Optimisation 9: Pre-Compile Profile Endpoints into a Single Mux¶
Problem¶
Every service registers pprof handlers slightly differently:
// service A
mux.HandleFunc("/debug/pprof/", pprof.Index)
mux.HandleFunc("/debug/pprof/profile", pprof.Profile)
// service B
mux.HandleFunc("/debug/", pprof.Index)
// service C
// uses http.DefaultServeMux
Operators have to remember the right URL for each service.
Fix¶
A shared internal library:
// internal/admin/pprof.go
package admin
import (
"net/http"
"net/http/pprof"
)
func Register(mux *http.ServeMux) {
mux.HandleFunc("/debug/pprof/", pprof.Index)
mux.HandleFunc("/debug/pprof/cmdline", pprof.Cmdline)
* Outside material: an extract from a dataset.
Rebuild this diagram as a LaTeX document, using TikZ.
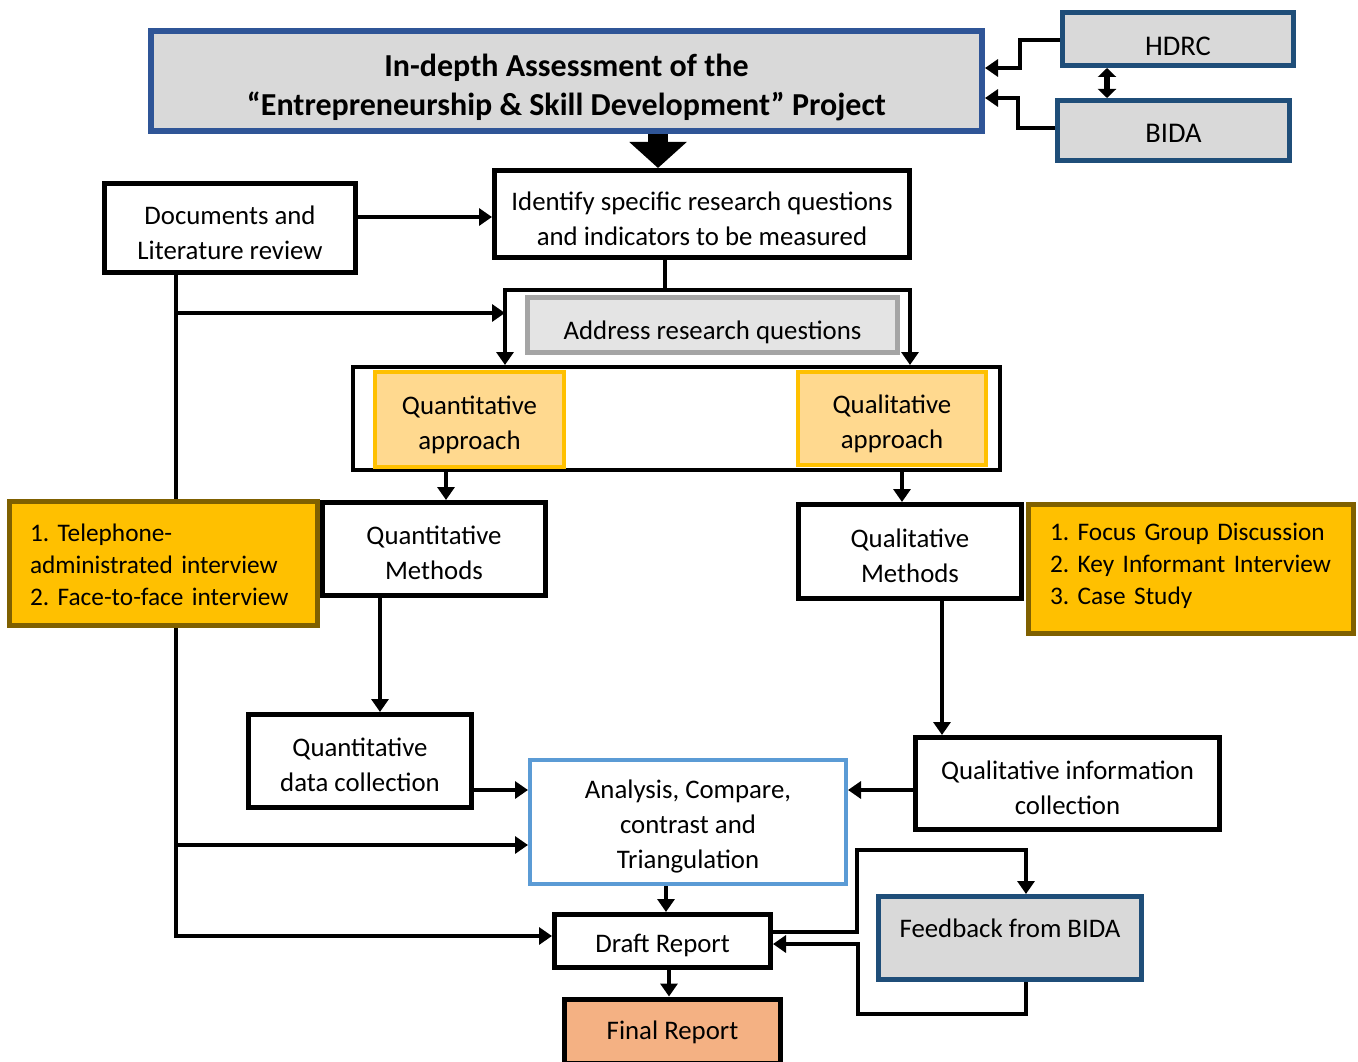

mux.HandleFunc("/debug/pprof/profile", pprof.Profile)
mux.HandleFunc("/debug/pprof/symbol", pprof.Symbol)
mux.HandleFunc("/debug/pprof/trace", pprof.Trace)
mux.Handle("/debug/pprof/goroutine", pprof.Handler("goroutine"))
mux.Handle("/debug/pprof/heap", pprof.Handler("heap"))
mux.Handle("/debug/pprof/allocs", pprof.Handler("allocs"))
mux.Handle("/debug/pprof/block", pprof.Handler("block"))
mux.Handle("/debug/pprof/mutex", pprof.Handler("mutex"))
mux.Handle("/debug/pprof/threadcreate", pprof.Handler("threadcreate"))
}
Every service calls admin.Register(adminMux). URLs are uniform. Auth and rate-limit wrappers go in the same library.
Saving¶
Operator time and reduced surface for misconfiguration.
Optimisation 10: Use Trace for Latency Work Instead of CPU Profiles¶
Problem¶
The team reaches for ?seconds=30 CPU profiles to diagnose p99 latency spikes. The profile shows the hottest functions but those functions are not the latency culprit — the culprit is GC pauses, scheduler delays, or upstream waits.
Fix¶
Use runtime/trace for latency:
Look at:
- Scheduler latency profile — time goroutines spent runnable but not running.
- Synchronization blocking profile — what they waited on.
- GC events on the timeline — pause durations.
This is the same data a CPU profile can never give you.
Saving¶
Faster root-cause identification. A 30-minute hunt with CPU profiles becomes a 5-minute hunt with trace.
Self-Assessment¶
- My services export goroutine count as a Prometheus metric, not via a regular profile fetch.
- Mutex profile fraction is 100 or higher in production.
- CPU profiles are 30 seconds, not 5 minutes.
- I do not use unbounded-cardinality labels.
- I have applied PGO at least once and measured the result.
- I have a continuous profiler running, or a documented plan to adopt one.
- My profile storage has tiered retention or is delegated to a continuous profiler.
- Pprof routes live in a shared library, not copy-pasted.
- For latency work, I reach for
runtime/tracefirst.
Summary¶
Optimising pprof use is mostly subtractive. Most teams over-sample, store too much, and use the wrong tool for the question. The improvements that matter: stop using full goroutine profiles for cheap counts, tune the sampling fractions to the workload, keep CPU profile windows short, use labels with bounded cardinality, adopt PGO, move to a continuous profiler instead of hand-rolled snapshot loops, and switch to runtime/trace for latency questions where CPU profiles are silent. Each of these gives back a percent or two of CPU, hours of operator time, or — most importantly — turns vague investigations into precise ones.